-- Data excerpt --

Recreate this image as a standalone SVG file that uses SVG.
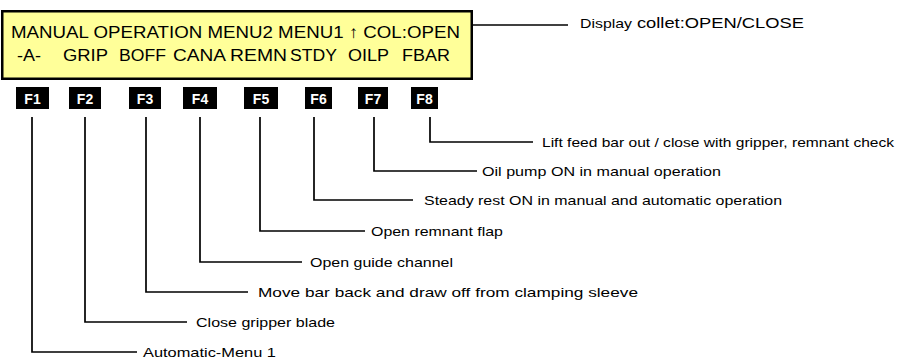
<svg xmlns="http://www.w3.org/2000/svg" width="904" height="360" viewBox="0 0 904 360">
<style>
.disp{font-family:"Liberation Sans",Arial,sans-serif;font-size:17px;fill:#000}
.key rect{fill:#000}
.key text{font-family:"Liberation Sans",Arial,sans-serif;font-size:14px;font-weight:bold;fill:#fff;text-anchor:middle}
.lbl{font-family:"Liberation Sans",Arial,sans-serif;font-size:12px;fill:#000}
.conn{fill:none;stroke:#000;stroke-width:1.7}
</style>
<rect width="904" height="360" fill="#fff"/>
<g id="display">
<rect x="2.25" y="11.25" width="469.5" height="67.5" fill="#FFFF99" stroke="#000" stroke-width="2.5"/>
<g transform="scale(1.08,1)">
<text class="disp" x="10.2" y="38" textLength="415.7" lengthAdjust="spacingAndGlyphs">MANUAL OPERATION MENU2 MENU1 ↑ COL:OPEN</text>
<text class="disp" x="15.7" y="61" textLength="22.2" lengthAdjust="spacingAndGlyphs">-A-</text>
<text class="disp" x="58.3" y="61" textLength="41.7" lengthAdjust="spacingAndGlyphs">GRIP</text>
<text class="disp" x="110.2" y="61" textLength="43.5" lengthAdjust="spacingAndGlyphs">BOFF</text>
<text class="disp" x="160.2" y="61" textLength="49.1" lengthAdjust="spacingAndGlyphs">CANA</text>
<text class="disp" x="213" y="61" textLength="52.8" lengthAdjust="spacingAndGlyphs">REMN</text>
<text class="disp" x="268.5" y="61" textLength="43.5" lengthAdjust="spacingAndGlyphs">STDY</text>
<text class="disp" x="322.2" y="61" textLength="38" lengthAdjust="spacingAndGlyphs">OILP</text>
<text class="disp" x="372.2" y="61" textLength="44.4" lengthAdjust="spacingAndGlyphs">FBAR</text>
</g>
</g>
<g id="key-F1" class="key"><rect x="16" y="87" width="33" height="22"/><text x="32.5" y="103.5">F1</text></g>
<g id="key-F2" class="key"><rect x="69" y="87" width="32" height="22"/><text x="85" y="103.5">F2</text></g>
<g id="key-F3" class="key"><rect x="129" y="87" width="32" height="22"/><text x="145" y="103.5">F3</text></g>
<g id="key-F4" class="key"><rect x="183" y="87" width="34" height="22"/><text x="200" y="103.5">F4</text></g>
<g id="key-F5" class="key"><rect x="244" y="87" width="34" height="22"/><text x="261" y="103.5">F5</text></g>
<g id="key-F6" class="key"><rect x="305" y="87" width="27" height="22"/><text x="318.5" y="103.5">F6</text></g>
<g id="key-F7" class="key"><rect x="358" y="87" width="30" height="22"/><text x="373" y="103.5">F7</text></g>
<g id="key-F8" class="key"><rect x="411" y="87" width="27" height="22"/><text x="424.5" y="103.5">F8</text></g>
<g id="connectors" class="conn">
<path d="M473 25H568"/>
<path d="M430 117V142H533"/>
<path d="M374 117V171H477"/>
<path d="M314 117V200H413"/>
<path d="M260 117V231H365"/>
<path d="M200 117V262H302"/>
<path d="M146 117V292H248"/>
<path d="M85 117V322H187"/>
<path d="M32 117V352H137"/>
</g>
<g id="label-display"><text class="lbl" transform="translate(580,28) scale(1.3,1)" y="0"><tspan x="0" font-size="12" textLength="40" lengthAdjust="spacingAndGlyphs">Display</tspan><tspan x="43.8" font-size="14.5" textLength="128.5" lengthAdjust="spacingAndGlyphs">collet:OPEN/CLOSE</tspan></text></g>
<g id="label-F8"><text class="lbl" transform="translate(542,146.5) scale(1.3,1)" textLength="270.8" lengthAdjust="spacingAndGlyphs">Lift feed bar out / close with gripper, remnant check</text></g>
<g id="label-F7"><text class="lbl" transform="translate(482,175.5) scale(1.3,1)" textLength="183.8" lengthAdjust="spacingAndGlyphs">Oil pump ON in manual operation</text></g>
<g id="label-F6"><text class="lbl" transform="translate(424,204.5) scale(1.3,1)" textLength="275.4" lengthAdjust="spacingAndGlyphs">Steady rest ON in manual and automatic operation</text></g>
<g id="label-F5"><text class="lbl" transform="translate(371,235.5) scale(1.3,1)" textLength="101.5" lengthAdjust="spacingAndGlyphs">Open remnant flap</text></g>
<g id="label-F4"><text class="lbl" transform="translate(310,266.5) scale(1.3,1)" textLength="110" lengthAdjust="spacingAndGlyphs">Open guide channel</text></g>
<g id="label-F3"><text class="lbl" transform="translate(258,296.5) scale(1.3,1)" textLength="292.3" lengthAdjust="spacingAndGlyphs">Move bar back and draw off from clamping sleeve</text></g>
<g id="label-F2"><text class="lbl" transform="translate(196,326.5) scale(1.3,1)" textLength="106.9" lengthAdjust="spacingAndGlyphs">Close gripper blade</text></g>
<g id="label-F1"><text class="lbl" transform="translate(143,356.5) scale(1.3,1)" textLength="102.3" lengthAdjust="spacingAndGlyphs">Automatic-Menu 1</text></g>
</svg>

-- Problem description --
Reproduce the full listing faithfully, but do not carry over any pictures.

-- Solution --
Recreate this image as a standalone SVG file that uses SVG.
<svg xmlns="http://www.w3.org/2000/svg" width="904" height="360" viewBox="0 0 904 360">
<style>
.disp{font-family:"Liberation Sans",Arial,sans-serif;font-size:17px;fill:#000}
.key rect{fill:#000}
.key text{font-family:"Liberation Sans",Arial,sans-serif;font-size:14px;font-weight:bold;fill:#fff;text-anchor:middle}
.lbl{font-family:"Liberation Sans",Arial,sans-serif;font-size:12px;fill:#000}
.conn{fill:none;stroke:#000;stroke-width:1.7}
</style>
<rect width="904" height="360" fill="#fff"/>
<g id="display">
<rect x="2.25" y="11.25" width="469.5" height="67.5" fill="#FFFF99" stroke="#000" stroke-width="2.5"/>
<g transform="scale(1.08,1)">
<text class="disp" x="10.2" y="38" textLength="415.7" lengthAdjust="spacingAndGlyphs">MANUAL OPERATION MENU2 MENU1 ↑ COL:OPEN</text>
<text class="disp" x="15.7" y="61" textLength="22.2" lengthAdjust="spacingAndGlyphs">-A-</text>
<text class="disp" x="58.3" y="61" textLength="41.7" lengthAdjust="spacingAndGlyphs">GRIP</text>
<text class="disp" x="110.2" y="61" textLength="43.5" lengthAdjust="spacingAndGlyphs">BOFF</text>
<text class="disp" x="160.2" y="61" textLength="49.1" lengthAdjust="spacingAndGlyphs">CANA</text>
<text class="disp" x="213" y="61" textLength="52.8" lengthAdjust="spacingAndGlyphs">REMN</text>
<text class="disp" x="268.5" y="61" textLength="43.5" lengthAdjust="spacingAndGlyphs">STDY</text>
<text class="disp" x="322.2" y="61" textLength="38" lengthAdjust="spacingAndGlyphs">OILP</text>
<text class="disp" x="372.2" y="61" textLength="44.4" lengthAdjust="spacingAndGlyphs">FBAR</text>
</g>
</g>
<g id="key-F1" class="key"><rect x="16" y="87" width="33" height="22"/><text x="32.5" y="103.5">F1</text></g>
<g id="key-F2" class="key"><rect x="69" y="87" width="32" height="22"/><text x="85" y="103.5">F2</text></g>
<g id="key-F3" class="key"><rect x="129" y="87" width="32" height="22"/><text x="145" y="103.5">F3</text></g>
<g id="key-F4" class="key"><rect x="183" y="87" width="34" height="22"/><text x="200" y="103.5">F4</text></g>
<g id="key-F5" class="key"><rect x="244" y="87" width="34" height="22"/><text x="261" y="103.5">F5</text></g>
<g id="key-F6" class="key"><rect x="305" y="87" width="27" height="22"/><text x="318.5" y="103.5">F6</text></g>
<g id="key-F7" class="key"><rect x="358" y="87" width="30" height="22"/><text x="373" y="103.5">F7</text></g>
<g id="key-F8" class="key"><rect x="411" y="87" width="27" height="22"/><text x="424.5" y="103.5">F8</text></g>
<g id="connectors" class="conn">
<path d="M473 25H568"/>
<path d="M430 117V142H533"/>
<path d="M374 117V171H477"/>
<path d="M314 117V200H413"/>
<path d="M260 117V231H365"/>
<path d="M200 117V262H302"/>
<path d="M146 117V292H248"/>
<path d="M85 117V322H187"/>
<path d="M32 117V352H137"/>
</g>
<g id="label-display"><text class="lbl" transform="translate(580,28) scale(1.3,1)" y="0"><tspan x="0" font-size="12" textLength="40" lengthAdjust="spacingAndGlyphs">Display</tspan><tspan x="43.8" font-size="14.5" textLength="128.5" lengthAdjust="spacingAndGlyphs">collet:OPEN/CLOSE</tspan></text></g>
<g id="label-F8"><text class="lbl" transform="translate(542,146.5) scale(1.3,1)" textLength="270.8" lengthAdjust="spacingAndGlyphs">Lift feed bar out / close with gripper, remnant check</text></g>
<g id="label-F7"><text class="lbl" transform="translate(482,175.5) scale(1.3,1)" textLength="183.8" lengthAdjust="spacingAndGlyphs">Oil pump ON in manual operation</text></g>
<g id="label-F6"><text class="lbl" transform="translate(424,204.5) scale(1.3,1)" textLength="275.4" lengthAdjust="spacingAndGlyphs">Steady rest ON in manual and automatic operation</text></g>
<g id="label-F5"><text class="lbl" transform="translate(371,235.5) scale(1.3,1)" textLength="101.5" lengthAdjust="spacingAndGlyphs">Open remnant flap</text></g>
<g id="label-F4"><text class="lbl" transform="translate(310,266.5) scale(1.3,1)" textLength="110" lengthAdjust="spacingAndGlyphs">Open guide channel</text></g>
<g id="label-F3"><text class="lbl" transform="translate(258,296.5) scale(1.3,1)" textLength="292.3" lengthAdjust="spacingAndGlyphs">Move bar back and draw off from clamping sleeve</text></g>
<g id="label-F2"><text class="lbl" transform="translate(196,326.5) scale(1.3,1)" textLength="106.9" lengthAdjust="spacingAndGlyphs">Close gripper blade</text></g>
<g id="label-F1"><text class="lbl" transform="translate(143,356.5) scale(1.3,1)" textLength="102.3" lengthAdjust="spacingAndGlyphs">Automatic-Menu 1</text></g>
</svg>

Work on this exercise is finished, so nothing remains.